Software

Fact-checked

What Is Lossless Data Compression?

Ray Hawk

Last Modified Date: January 27, 2024

Lossless data compression is a computer method of storing files and combining them into archives that takes up less physical space in memory than the files would otherwise without losing any information the data contains in the process. Lossy compression, by contrast, reduces file size with approximations of the data, and restoration is of a close facsimile to the original file contents. Algorithms used for lossless data compression are essentially a set of streamlined rules or instructions for encoding the information using fewer bits of memory while still retaining the ability to restore the data to its original format without alteration.

Some common file types that use lossless data compression include the International Business Machines (IBM) computer-based zip and Unix computer-based gzip file archives. Also used are image file formats such as the graphic interchange format (GIF), portable network graphics (PNG), and Bitmap (BMP) files. Data compression algorithms also vary based on the file type being compressed, with common variations for text, audio, and executable program files.

Lossless data compression is a computer method of compressing files without losing any information the data contains in the process.

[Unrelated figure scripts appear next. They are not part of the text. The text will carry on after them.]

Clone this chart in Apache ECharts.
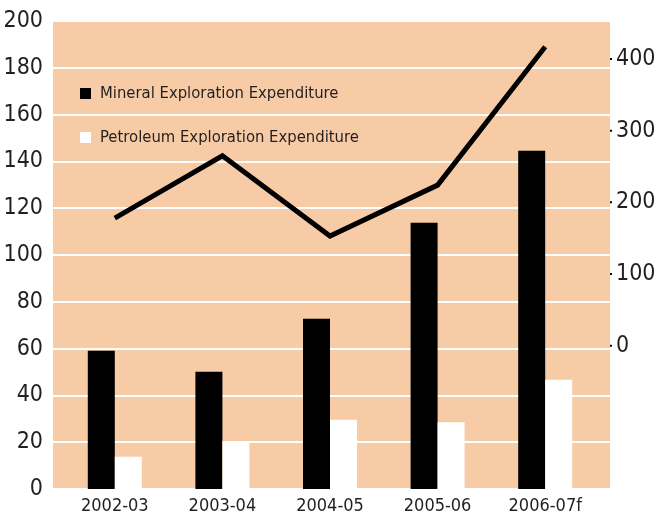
<!DOCTYPE html>
<html>
<head>
<meta charset="utf-8">
<script src="https://cdn.jsdelivr.net/npm/echarts@6/dist/echarts.min.js"></script>
<style>
html,body{margin:0;padding:0;background:#fff;}
#chart{width:661px;height:525px;}
</style>
</head>
<body>
<div id="chart"></div>
<script>
var categories = ['2002-03', '2003-04', '2004-05', '2005-06', '2006-07f'];
var mineral = [59.1, 50.1, 72.8, 113.8, 144.6];
var petroleum = [13.8, 20.3, 29.6, 28.5, 46.7];
var lineValues = [178, 265, 153, 224, 417];
var seriesNames = ['Mineral Exploration Expenditure', 'Petroleum Exploration Expenditure'];

var FONT = "'Liberation Sans Narrow', 'DejaVu Sans Condensed', 'Arial Narrow', sans-serif";
var peach = '#F6CBA5';
var textColor = '#231F20';

var chart = echarts.init(document.getElementById('chart'), null, {renderer: 'canvas'});
chart.setOption({
  animation: false,
  backgroundColor: '#ffffff',
  textStyle: {fontFamily: FONT},
  grid: [
    {left: 53, right: 51, top: 21, bottom: 36, show: true, backgroundColor: peach, borderWidth: 0, containLabel: false},
    {left: 61, right: 62, top: 21, bottom: 36, show: false, containLabel: false}
  ],
  legend: {
    orient: 'vertical',
    left: 75,
    top: 80,
    itemWidth: 11,
    itemHeight: 11,
    itemGap: 27,
    icon: 'rect',
    data: seriesNames,
    textStyle: {fontFamily: FONT, fontSize: 16.5, color: textColor, padding: [0, 0, 0, 4]}
  },
  xAxis: [
    {type: 'category', gridIndex: 0, data: categories, show: false},
    {type: 'category', gridIndex: 1, data: categories,
      axisLine: {show: false}, axisTick: {show: false},
      axisLabel: {interval: 0, fontFamily: FONT, fontSize: 18, color: textColor, margin: 8}}
  ],
  yAxis: [
    {type: 'value', gridIndex: 0, min: 0, max: 200, interval: 20, position: 'left',
      axisLine: {show: false}, axisTick: {show: false},
      splitLine: {show: true, lineStyle: {color: '#ffffff', width: 2}},
      axisLabel: {fontFamily: FONT, fontSize: 23, color: textColor, margin: 10}},
    {type: 'value', gridIndex: 1, min: 0, max: 200, interval: 20, show: false},
    {type: 'value', gridIndex: 0, min: -200, max: 453, interval: 100, position: 'right',
      axisLine: {show: false}, axisTick: {show: false}, splitLine: {show: false},
      axisLabel: {
        margin: 0,
        formatter: function (v) {
          if (v < 0 || v > 400) return '';
          return '{t|}{v|' + v + '}';
        },
        rich: {
          t: {width: 2, height: 2, backgroundColor: '#000000'},
          v: {fontFamily: FONT, fontSize: 23, color: textColor, padding: [0, 0, 0, 4]}
        }
      }},
    {type: 'value', gridIndex: 1, min: -200, max: 453, interval: 100, show: false}
  ],
  series: [
    {name: seriesNames[0], type: 'bar', xAxisIndex: 1, yAxisIndex: 1, data: mineral,
      barWidth: 27, barGap: '0%', itemStyle: {color: '#000000'}},
    {name: seriesNames[1], type: 'bar', xAxisIndex: 1, yAxisIndex: 1, data: petroleum,
      barWidth: 27, barGap: '0%', itemStyle: {color: '#ffffff'}},
    {name: 'Line', type: 'line', xAxisIndex: 1, yAxisIndex: 3, data: lineValues,
      symbol: 'none', z: 5, lineStyle: {color: '#000000', width: 5, join: 'miter'}}
  ]
});
</script>
</body>
</html>
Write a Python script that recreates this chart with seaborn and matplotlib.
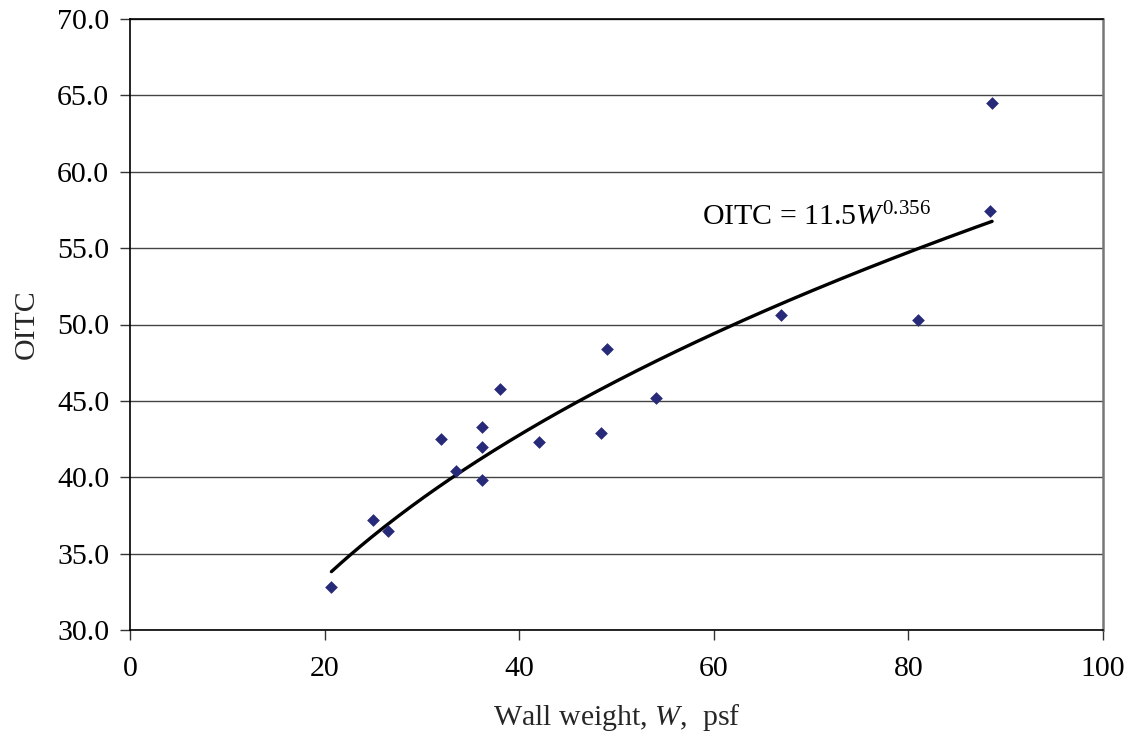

The two main categories of algorithms for lossless data compression are based on a statistical model of input data and a mapping model of bit strings in a data file. Routine statistical algorithms used are the Burrows-Wheeler transform (BWT), the Abraham Lempel and Jacob Ziv (LZ77) algorithm published in 1977, and the Prediction by Partial Matching (PPM) method. Mapping algorithms frequently employed include the Huffman coding algorithm and Arithmetic coding.

Some of the algorithms are open source tools and others are proprietary and patented, though patents on some have also now expired. This may result in compression methods sometimes being applied to the wrong file format. Due to the fact that certain data compression methods are incompatible with each other, storing mixed files can often degrade a component of a file. For instance, an image file with text that is compressed can show degradation in the readability of the text once restored. Scanners and software that employ grammar induction can extract meaning from text stored along with image files by applying what is known as latent semantic analysis (LSA).

Another form of mapping algorithm method for lossless data compression is the use of universal code. More flexible to use than Huffman coding, it doesn't require knowledge of maximum integer values ahead of time. Huffman coding and Arithmetic coding do produce better data compression rates, however. Efforts are also underway to produce universal data compression methods that would create algorithms that work well for a variety of sources.

AS FEATURED ON:

Discussion Comments

MrMoody

December 25, 2011

@Mammmood - One thing I can tell you is that some file formats require lossless compression while others don’t. For example I mess around with video editing applications and sometimes I do editing of the audio separately.

For most audio I can choose lossy compression – in other words, I lose some data but it’s not a big deal. This results in a decent quality sound file that isn’t too big.

However, if I want crystal clear sound I go with lossless audio. There is a tradeoff however. I get a bigger sound file. So these are things you have to keep in mind.

Mammmood

December 24, 2011

@SkyWhisperer - I’m a programmer but I’ve never bothered to learn the technical details of how the different compression algorithms work. I had a general idea but didn’t know the specifics.

However I have used compression tools in my applications. I found open source compression libraries that I basically plug into my applications and they work just fine. I need to learn a few function calls to make them work.

I guess you could say the whole thing is a black box to me, but the article is quite useful in explaining the different algorithms that are out there.

SkyWhisperer

December 24, 2011

@Charred - Have you ever had a chance to look at how big a bitmap file is? These things are huge! There is not a lot compression going on there. Bitmaps are not considered lossy data – basically, you need every pixel restored to its original format.

I asked someone to explain to me how Huffman data compression works. Basically it looks for repetition among characters and then assigns codes to pairs of characters with their repetition values.

That’s the basics of it from what I understand. It is then able to squeeze more data in a little less space and then extract it when needed to its original size.

Charred

December 23, 2011

Lossless file compression is one of the biggest contributions to computer science in my opinion, especially during the early days of the Internet revolution.

Before broadband came along we were all chugging along on dial up modems at a low baud rate. There would have been no way for me to download things like Doom or other game applications if the file had not been compressed.

It would have to be lossless data compression too, otherwise the file simply wouldn’t work when it was extracted. Nowadays with broadband you have more speed but you still need the compression so you can bundle the files together into a package for a single download.